I distro hop quite a bit, and was using an edited fshack lutris installer once the GE one broke with the August GW2 update. Problem was within the last several weeks, another update broke it beyond use, where it was crashing every 60 seconds. So I tried a couple other distro's, newer kernels, and eventually got to a point where it simply wouldn't install via lutris at all anymore, neither with GE or Fshack.

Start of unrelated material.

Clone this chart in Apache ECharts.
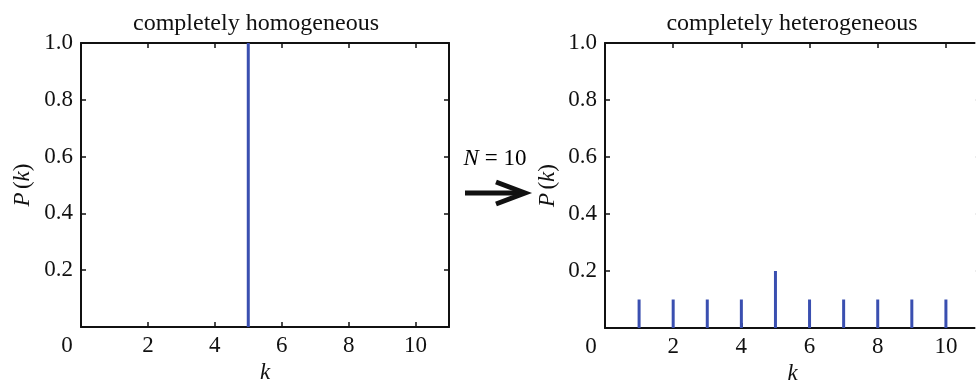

When I was first testing out the performance differences, Steam was stable, but it ran SO MUCH BETTER on lutris. I don't have a high end computer by any stretch, but with the following specs, I was able to maintain 60+ FPS on mostly HIGH settings through Lutris. With Steam, Low settings were a struggle to get to 60 FPS.

 

AMD 5600X

16GB DDR4@3600

500GB M.2 NVME drive

AMD RX6650XT

Running on a 32" 4K 144hz monitor at 4k. (I don't expect to hit that refresh, but prior to the updates, I was easily maintaining over 60 at 4k res.

 

Because of the poor experience I had with Steam and the struggles with Lutris, I ended up going back to Windows. (And am hating life right now from it.) So any benchmarks or real world comparisons you could offer would be great!

 

Also, which distro, kernel, and DE are you all using? Do you see a performance difference from 1 DE to another?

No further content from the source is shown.